Qué es adaptarse sino acomodarse, avenirse a las diversas circunstancias y condiciones de un entorno. Al menos así lo define la Real Academia de la Lengua, una lengua castellana que es rica en palabras que no podemos tergiversar, sino que nos acompañan toda la vida desde que las aprendemos en la escuela o en los libros.

Recuerdo hace muchos años, en el altiplano boliviano, a más de cuatro mil metros de altura, en un desierto donde solo brotaban tubérculos y vivían llamas, visitando una comunidad, un compañero en su primera experiencia en Latinoamérica, se preguntaba: «¿Cómo es posible que esta gente se haya adaptado a estas condiciones tan duras?» Supongo que lo mismo se preguntaría un marciano que aterrizara en el Valle del Guadalquivir en el mes de julio a las cuatro de la tarde o en la sierra de Albarracín en el mes de diciembre…

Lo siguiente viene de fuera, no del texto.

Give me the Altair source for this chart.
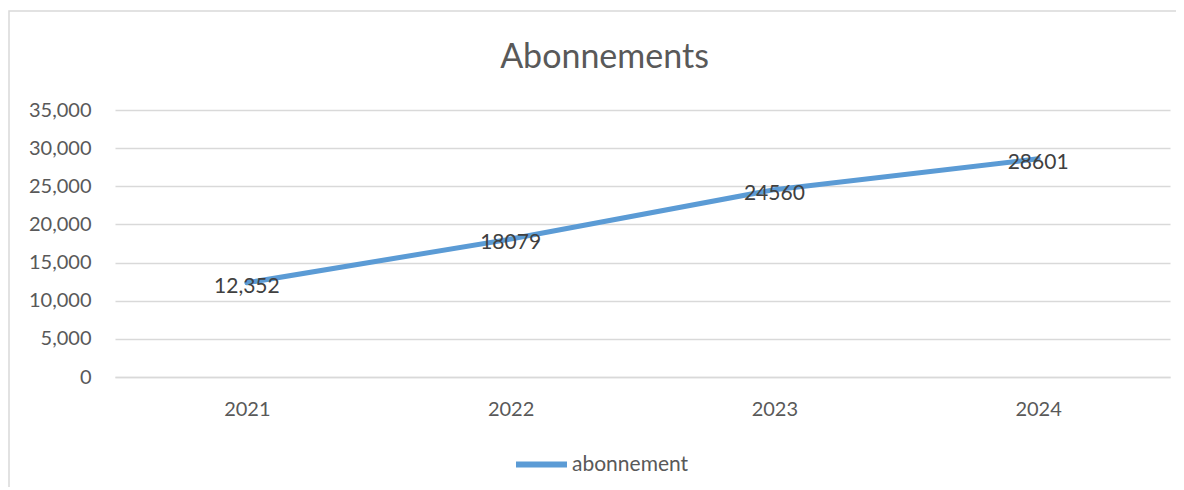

El ser humano se adapta mejor de lo que creemos a las circunstancias y condiciones que le plantea el medio natural. Pero no quería pararme en el nivel macro de adaptación, sino en el micro, en el individual, en el de las relaciones entre personas concretas. Si partimos de que ningún ser creado es igual que otro, pues como diría Gasset «yo soy yo y mis circunstancias», y estas son diferentes a cada persona, cualquier relación se produce entre dos seres no iguales. Esa diversidad implica cierto modo de adaptación, acomodación en algo que no somos ‘yo’, mi ego, pero que facilita las relaciones sociales, el prójimo, el nosotros.

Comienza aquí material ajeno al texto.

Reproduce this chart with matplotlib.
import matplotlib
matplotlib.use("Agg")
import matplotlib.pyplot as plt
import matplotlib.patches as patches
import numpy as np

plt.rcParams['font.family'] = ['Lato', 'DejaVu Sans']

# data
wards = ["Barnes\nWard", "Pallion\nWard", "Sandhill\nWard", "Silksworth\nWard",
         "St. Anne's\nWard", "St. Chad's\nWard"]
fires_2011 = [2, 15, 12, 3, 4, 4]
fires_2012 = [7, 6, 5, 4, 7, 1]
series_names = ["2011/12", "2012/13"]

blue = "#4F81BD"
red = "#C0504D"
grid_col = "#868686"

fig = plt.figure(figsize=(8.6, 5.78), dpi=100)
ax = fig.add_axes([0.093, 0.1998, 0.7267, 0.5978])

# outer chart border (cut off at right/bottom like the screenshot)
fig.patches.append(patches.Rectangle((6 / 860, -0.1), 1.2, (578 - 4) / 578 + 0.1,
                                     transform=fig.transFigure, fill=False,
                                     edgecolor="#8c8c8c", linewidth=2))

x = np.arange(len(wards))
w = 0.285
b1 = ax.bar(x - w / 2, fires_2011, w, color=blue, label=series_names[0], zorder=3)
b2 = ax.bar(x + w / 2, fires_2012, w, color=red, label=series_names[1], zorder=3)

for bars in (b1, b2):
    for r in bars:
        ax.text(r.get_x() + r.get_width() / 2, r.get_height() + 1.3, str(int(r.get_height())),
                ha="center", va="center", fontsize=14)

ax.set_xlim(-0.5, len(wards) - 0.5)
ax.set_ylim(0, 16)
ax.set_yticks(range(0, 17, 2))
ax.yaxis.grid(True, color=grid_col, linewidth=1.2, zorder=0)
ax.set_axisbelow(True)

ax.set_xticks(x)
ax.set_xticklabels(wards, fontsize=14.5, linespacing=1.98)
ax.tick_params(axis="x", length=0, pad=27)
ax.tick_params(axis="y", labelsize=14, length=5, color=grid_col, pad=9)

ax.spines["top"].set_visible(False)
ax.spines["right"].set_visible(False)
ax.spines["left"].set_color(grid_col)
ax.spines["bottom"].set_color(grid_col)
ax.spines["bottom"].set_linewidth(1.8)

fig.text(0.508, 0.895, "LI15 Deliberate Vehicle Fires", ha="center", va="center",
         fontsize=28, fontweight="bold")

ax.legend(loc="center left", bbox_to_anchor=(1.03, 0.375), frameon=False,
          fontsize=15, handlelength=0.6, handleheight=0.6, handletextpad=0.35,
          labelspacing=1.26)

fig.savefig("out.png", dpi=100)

Creo que en esta sociedad del siglo XXI la adaptación es un valor descuidado, casi denostado en el ámbito relacional. Vivimos pegados al móvil y las redes sociales, nuestras relaciones son cada vez más virtuales y menos presenciales. Es más fácil «adaptarnos» a las circunstancias y condiciones de un entorno «inmaterial», donde basta con cerrar una conversación, bloquear un contacto, excluir a un individuo del grupo para que mi yo conviva con el prójimo que me resulta supuestamente afín, y prescindir de aquellos que impliquen una mínima necesidad de adaptación. Las redes están plagadas de personas, con quienes necesitaría adaptarme, pero gracias a lo virtual, pareciera que ese talento no es necesario ponerlo a dar fruto.

De hecho, hay quien confunde adaptarse con anularse, a pesar de que la RAE vuelve a definirlo de forma meridiana: retraerse, humillarse o postergarse. Para quien cualquier cesión de su yo al entorno es una retracción, humillación, postergación de su ego, no cabe el más mínimo nivel de adaptación y difícilmente podrá sostener relaciones con personas reales. Siempre se sentirá anulada, golpeada en su ego.

En la vida real nos toca convivir: en el autobús que nos lleva el trabajo, en la tienda donde cubrimos nuestras necesidades básicas, en el parque donde jugamos con nuestros hijos, y en las relaciones de dos individuos que es dónde construimos familia. En esa convivencia física no caben bloqueos o exclusiones, se hacen necesarias adaptaciones, avenirse a las circunstancias concretas, cediendo la soberanía de mi yo para facilitar el encuentro con el otro, para conformar un nosotros cohesionado.

Esa necesaria adaptación es la que fomentará sociedades más evolucionadas, menos fragmentadas en bandos de seres afines que no se adaptan el contrario, pero tampoco se anulan con la diferencia, sino que se crecen en la diversidad, con la riqueza de los valores que nos aporta el prójimo y construye familias, comunidades, barrios, ciudades y naciones plurales y adaptadas, en lugar de redes sociales en continuo grito de guerra.